Sunday, October 11, 2015

AD&D Players Handbook part 5

Dexterity: I'll leave it to Gary to define exactly what the Dexterity stat covers: "hand-eye coordination, agility, reflexes, precision, balance and speed of movement".  It's no surprise that a high score in Dex means that all of these attributes will be superior, but the note about low Dex is a curious one.  It indicates that some character with a low Dexterity may actually be superior in one of the attributes listed, while inferior in others.  It's something of a moot point, because it's all the same mechanically, but it could lead to some interesting situations.  Or to some players trying to use it for some creative powergaming.

Dexterity is most useful for thieves, as it grants them an XP bonus.  It also affects their special skills, which (so far as I can tell) is a first for the core D&D rules (the rule was introduced into the game in The Strategic Review #7).  The bonuses and penalties given here in the PHB are different, of course, because a dexterity score of at least 9 is now required to be a thief.

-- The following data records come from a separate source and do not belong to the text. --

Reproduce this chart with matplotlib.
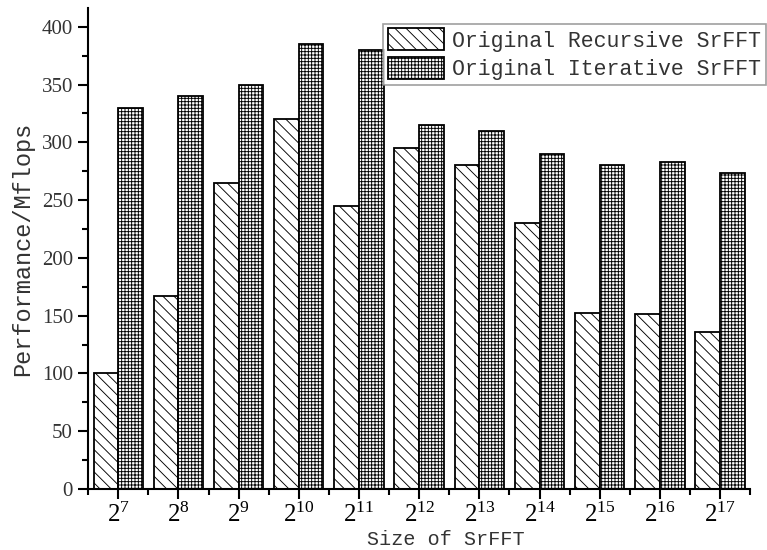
import numpy as np
import matplotlib.pyplot as plt
from matplotlib.ticker import MultipleLocator

exponents = [7, 8, 9, 10, 11, 12, 13, 14, 15, 16, 17]
recursive = [100, 167, 265, 320, 245, 295, 280, 230, 152, 151, 136]
iterative = [330, 340, 350, 385, 380, 315, 310, 290, 280, 283, 273]
series_names = ['Original Recursive SrFFT', 'Original Iterative SrFFT']

plt.rcParams['mathtext.fontset'] = 'custom'
plt.rcParams['mathtext.rm'] = 'Liberation Serif'
plt.rcParams['mathtext.it'] = 'Liberation Serif'
plt.rcParams['hatch.linewidth'] = 0.65

fig = plt.figure(figsize=(7.67, 5.5), dpi=100)
ax = fig.add_axes([0.115, 0.111, 0.863, 0.874])

x = np.arange(len(exponents))
w = 0.41
ax.bar(x - w / 2, recursive, w, color='white', edgecolor='black',
       linewidth=1.3, hatch='\\\\\\', label=series_names[0])
ax.bar(x + w / 2, iterative, w, color='white', edgecolor='black',
       linewidth=1.3, hatch='+++++', label=series_names[1])

ax.set_xlim(-0.5, 10.5)
ax.set_ylim(0, 416)
ax.set_xticks(x)
ax.set_xticklabels(['$2^{%d}$' % e for e in exponents])
ax.xaxis.set_minor_locator(MultipleLocator(0.5))
ax.yaxis.set_major_locator(MultipleLocator(50))
ax.yaxis.set_minor_locator(MultipleLocator(25))

for s in ['top', 'right']:
    ax.spines[s].set_visible(False)
ax.spines['left'].set_linewidth(1.5)
ax.spines['bottom'].set_linewidth(1.5)

ax.tick_params(axis='both', which='major', direction='out', length=7, width=1.5)
ax.tick_params(axis='both', which='minor', direction='out', length=4, width=1.5)
ax.tick_params(axis='y', labelsize=15, pad=4)
ax.tick_params(axis='x', labelsize=18, pad=3)
for lbl in ax.get_yticklabels():
    lbl.set_family('Liberation Serif')
    lbl.set_color('#333333')

ax.set_xlabel('Size of SrFFT', family='Liberation Mono', fontsize=14.5,
              color='#333333', va='center')
ax.xaxis.set_label_coords(0.54, -0.105)
ax.set_ylabel('Performance/Mflops', family='Liberation Mono', fontsize=17,
              color='#333333', labelpad=5)

leg = ax.legend(loc='upper left', bbox_to_anchor=(0.446, 0.967),
                prop={'family': 'Liberation Mono', 'size': 15.5},
                frameon=True, fancybox=False, edgecolor='#888888',
                handlelength=2.6, handleheight=1.2, borderpad=0.2,
                labelspacing=0.25, handletextpad=0.4, borderaxespad=0)
leg.get_frame().set_linewidth(1.2)
for t in leg.get_texts():
    t.set_color('#333333')

fig.savefig('out.png', dpi=100)
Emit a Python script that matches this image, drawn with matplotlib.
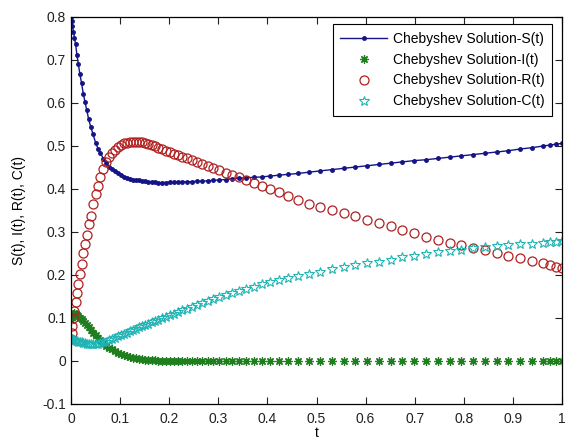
import matplotlib
matplotlib.use('Agg')
import matplotlib.pyplot as plt

t = [0.0, 0.0015, 0.003, 0.005, 0.007, 0.0095, 0.012, 0.015, 0.018, 0.0215,
     0.025, 0.0285, 0.032, 0.036, 0.04, 0.045, 0.05, 0.055, 0.06, 0.066,
     0.072, 0.078, 0.084, 0.09, 0.096, 0.102, 0.108, 0.114, 0.12, 0.126,
     0.132, 0.138, 0.144, 0.15, 0.157, 0.164, 0.171, 0.178, 0.185, 0.193,
     0.201, 0.209, 0.218, 0.227, 0.236, 0.246, 0.256, 0.267, 0.278, 0.29,
     0.302, 0.315, 0.328, 0.342, 0.357, 0.372, 0.388, 0.405, 0.423, 0.442,
     0.462, 0.484, 0.507, 0.531, 0.555, 0.579, 0.603, 0.627, 0.651, 0.675,
     0.699, 0.723, 0.747, 0.771, 0.795, 0.819, 0.843, 0.867, 0.891, 0.915,
     0.939, 0.962, 0.975, 0.987, 1.0]

s_t = [0.800, 0.790, 0.779, 0.765, 0.752, 0.736, 0.712, 0.690, 0.668, 0.646,
       0.622, 0.602, 0.584, 0.562, 0.545, 0.527, 0.508, 0.494, 0.483, 0.470,
       0.460, 0.452, 0.446, 0.441, 0.437, 0.433, 0.429, 0.426, 0.424, 0.422,
       0.421, 0.420, 0.419, 0.418, 0.417, 0.416, 0.416, 0.415, 0.415, 0.415,
       0.416, 0.416, 0.416, 0.417, 0.417, 0.417, 0.418, 0.418, 0.419, 0.420,
       0.421, 0.422, 0.424, 0.425, 0.426, 0.427, 0.428, 0.430, 0.432, 0.434,
       0.436, 0.439, 0.442, 0.445, 0.448, 0.451, 0.454, 0.457, 0.460, 0.463,
       0.466, 0.468, 0.471, 0.474, 0.477, 0.480, 0.483, 0.486, 0.489, 0.493,
       0.496, 0.500, 0.502, 0.504, 0.506]

i_t = [0.095, 0.102, 0.107, 0.110, 0.111, 0.110, 0.108, 0.105, 0.101, 0.097,
       0.093, 0.088, 0.084, 0.079, 0.073, 0.066, 0.060, 0.054, 0.048, 0.042,
       0.036, 0.031, 0.027, 0.023, 0.019, 0.016, 0.013, 0.011, 0.009, 0.007,
       0.006, 0.005, 0.004, 0.003, 0.003, 0.002, 0.002, 0.001, 0.001, 0.001,
       0.001, 0.001, 0.001, 0.001, 0.001, 0.0, 0.0, 0.0, 0.0, 0.0,
       0.0, 0.0, 0.0, 0.0, 0.0, 0.0, 0.0, 0.0, 0.0, 0.0,
       0.0, 0.0, 0.0, 0.0, 0.0, 0.0, 0.0, 0.0, 0.0, 0.0,
       0.0, 0.0, 0.0, 0.0, 0.0, 0.0, 0.0, 0.0, 0.0, 0.0,
       0.0, 0.0, 0.0, 0.0, 0.0]

r_t = [0.050, 0.066, 0.082, 0.100, 0.117, 0.138, 0.158, 0.180, 0.202, 0.226,
       0.250, 0.272, 0.292, 0.318, 0.337, 0.365, 0.388, 0.408, 0.428, 0.447,
       0.462, 0.474, 0.483, 0.491, 0.497, 0.502, 0.506, 0.508, 0.510, 0.510,
       0.510, 0.510, 0.509, 0.507, 0.505, 0.502, 0.499, 0.496, 0.493, 0.489,
       0.486, 0.482, 0.479, 0.475, 0.471, 0.467, 0.463, 0.458, 0.454, 0.449,
       0.444, 0.438, 0.433, 0.427, 0.421, 0.415, 0.408, 0.401, 0.392, 0.383,
       0.374, 0.365, 0.358, 0.351, 0.344, 0.337, 0.329, 0.321, 0.313, 0.305,
       0.297, 0.289, 0.281, 0.275, 0.269, 0.263, 0.257, 0.251, 0.245, 0.239,
       0.233, 0.227, 0.223, 0.219, 0.216]

c_t = [0.050, 0.050, 0.049, 0.049, 0.048, 0.047, 0.046, 0.045, 0.044, 0.043,
       0.042, 0.041, 0.040, 0.040, 0.039, 0.039, 0.039, 0.040, 0.041, 0.043,
       0.045, 0.048, 0.051, 0.054, 0.057, 0.060, 0.063, 0.066, 0.069, 0.072,
       0.075, 0.078, 0.081, 0.084, 0.087, 0.090, 0.093, 0.096, 0.099, 0.103,
       0.106, 0.110, 0.114, 0.118, 0.122, 0.126, 0.130, 0.135, 0.139, 0.144,
       0.149, 0.154, 0.158, 0.163, 0.168, 0.173, 0.178, 0.183, 0.188, 0.193,
       0.198, 0.203, 0.208, 0.213, 0.218, 0.223, 0.227, 0.231, 0.235, 0.241,
       0.245, 0.249, 0.253, 0.256, 0.259, 0.262, 0.265, 0.267, 0.269, 0.271,
       0.273, 0.275, 0.276, 0.277, 0.278]

x_ticks = [0, 0.1, 0.2, 0.3, 0.4, 0.5, 0.6, 0.7, 0.8, 0.9, 1]
x_labels = ['0', '0.1', '0.2', '0.3', '0.4', '0.5', '0.6', '0.7', '0.8', '0.9', '1']
y_ticks = [-0.1, 0, 0.1, 0.2, 0.3, 0.4, 0.5, 0.6, 0.7, 0.8]
y_labels = ['-0.1', '0', '0.1', '0.2', '0.3', '0.4', '0.5', '0.6', '0.7', '0.8']


def main():
    plt.rcParams['font.family'] = ['Liberation Sans', 'DejaVu Sans']
    plt.rcParams['font.size'] = 10

    fig = plt.figure(figsize=(5.74, 4.42), dpi=100)
    ax = fig.add_axes([0.1237, 0.086, 0.8554, 0.8756])

    ax.plot(t, s_t, '-', color='#141488', marker='.', markersize=5,
            linewidth=1, label='Chebyshev Solution-S(t)')
    ax.plot(t, i_t, color='#1f7f1f', marker=(8, 2, 0), markersize=6,
            markeredgewidth=0.9, linestyle='none',
            label='Chebyshev Solution-I(t)')
    ax.plot(t, r_t, 'o', markeredgecolor='#b02020', markerfacecolor='none',
            markersize=6.5, markeredgewidth=0.9, linestyle='none',
            label='Chebyshev Solution-R(t)')
    ax.plot(t, c_t, '*', markeredgecolor='#20b4b4', markerfacecolor='none',
            markersize=7, markeredgewidth=0.8, linestyle='none',
            label='Chebyshev Solution-C(t)')

    ax.set_xlim(0, 1)
    ax.set_ylim(-0.1, 0.8)
    ax.set_xticks(x_ticks)
    ax.set_xticklabels(x_labels)
    ax.set_yticks(y_ticks)
    ax.set_yticklabels(y_labels)
    ax.tick_params(direction='in', length=5, width=0.8, top=True, right=True,
                   colors='#222222', labelsize=10)
    ax.tick_params(axis='x', pad=6)
    for sp in ax.spines.values():
        sp.set_linewidth(0.9)

    ax.set_xlabel('t', labelpad=0)
    ax.set_ylabel('S(t), I(t), R(t), C(t)', labelpad=12)

    leg = ax.legend(loc='upper right', bbox_to_anchor=(0.98, 0.982),
                    borderaxespad=0, fancybox=False, framealpha=1,
                    edgecolor='black', handlelength=3.4, labelspacing=0.5,
                    handletextpad=0.4, borderpad=0.55, fontsize=10)
    leg.get_frame().set_linewidth(0.8)

    fig.savefig('out.png', dpi=100)


if __name__ == '__main__':
    main()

A high or low Dexterity also affects attack rolls made with missile weapons (a rule present since the original D&D booklets, though here the modifiers can be higher).  Your reaction speed when surprised is also modified, but I'll cover that in more detail when I cover Surprise.  (Not that I'm particularly looking forward to opening that can of worms.)

The other thing that Dex modifies is defense, primarily Armor Class.  Previously, when this rule had been introduced in Supplement I: Greyhawk, the bonus had been restricted to fighters.  Now it can apply to every class.  It's also noted that this modifier affects saving throws against spells that can be dodged, specifically calling out lightning bolt and fire ball.  (The wording of this paragraph is also one of the best arguments in favour of 3rd edition's AC system that I've seen.  Gary jumps through some linguistic hoops explaining that bonuses subtract from AC, while penalties are added.  Simply flip the system so that a high number in AC is good, and the necessity of the explanation goes away.)

I have to point out that anyone with a Dexterity of 5 or less can only be a cleric.  It makes sense: thieves have Dex as their primary stat, magic-users need to make intricate symbols with their hands, and fighters require a certain level of hand-eye coordination to wield weapons.  A cleric just has to be able to pray, and wave a holy symbol about.

Constitution: This stat represents a character's general health and resistance to all manner of harm.  There's no class that uses it as a prime requisite, but it has a lot of mechanical effect on the game.  As introduced in Supplement I: Greyhawk, it provides a hard limit to the amount of times a character can be raised from the dead (barring wishes and other magic).  It's clarified here that even if a character's Constitution score is raised in some manner, the number of times he can be resurrected remains the same (and that a rod of resurrection is considered the same as using the spell).  This also seems to be the introduction of a penalty to Constitution upon being raised: each time it happens, the character loses 1 point.

As in OD&D, characters' hit points are modified by Con.  Introduced here is the rule that fighters (and their sub-classes) can get a higher bonus than other classes.  This is part of the strengthening of fighters in relation to spellcasters that Gary was going on about earlier in the book.  Frankly, thieves could have used a bit this as well.

The percentage chance for surviving a resurrection is back, but the numbers are a bit more favourable to players here than they were in Supplement I.  It's clarified here that any character that fails this roll is "completely and totally dead forever".  Not much wiggle room in that wording, I'm afraid.

System Shock (previously known as "probability of surviving spells") is also back, with numbers in the same ballpark as the original table.  The rule was a vague one before, but here it's been greatly clarified: any magic that causes aging, petrification, or polymorph requires the character to roll against his System Shock chance, or die instantly.  I can see the rationale here: anything that greatly and rapidly alters a person's body could kill it.  I've little doubt that it came up as a way to stop the abuse of certain spells, polymorph in particular.  In practice I'm all for it, so long as players are aware of the consequences.  As a calculated risk System Shock is fine, but not as a surprise sprung on the players I don't care for it.  Gary has it spelled out right here in the PHB, so I guess it's all cool.  (Though now that I think of it, several spells have hidden effects in the Dungeon Masters Guide that could System Shock a player to death.  Not cool, Gary!)

2 comments:

Glen Sprigg said...

Glad to see this back. I check it daily now. I'm actually caught up and past this point now on my own project; I'm working on the DMG now. But I'm still looking forward to your insights. Keep up the good work.

Nathan P. Mahney said...

Thanks for reading. You probably don't need to check every day, though: when I'm on schedule, I'll be updating once a week, usually around Friday.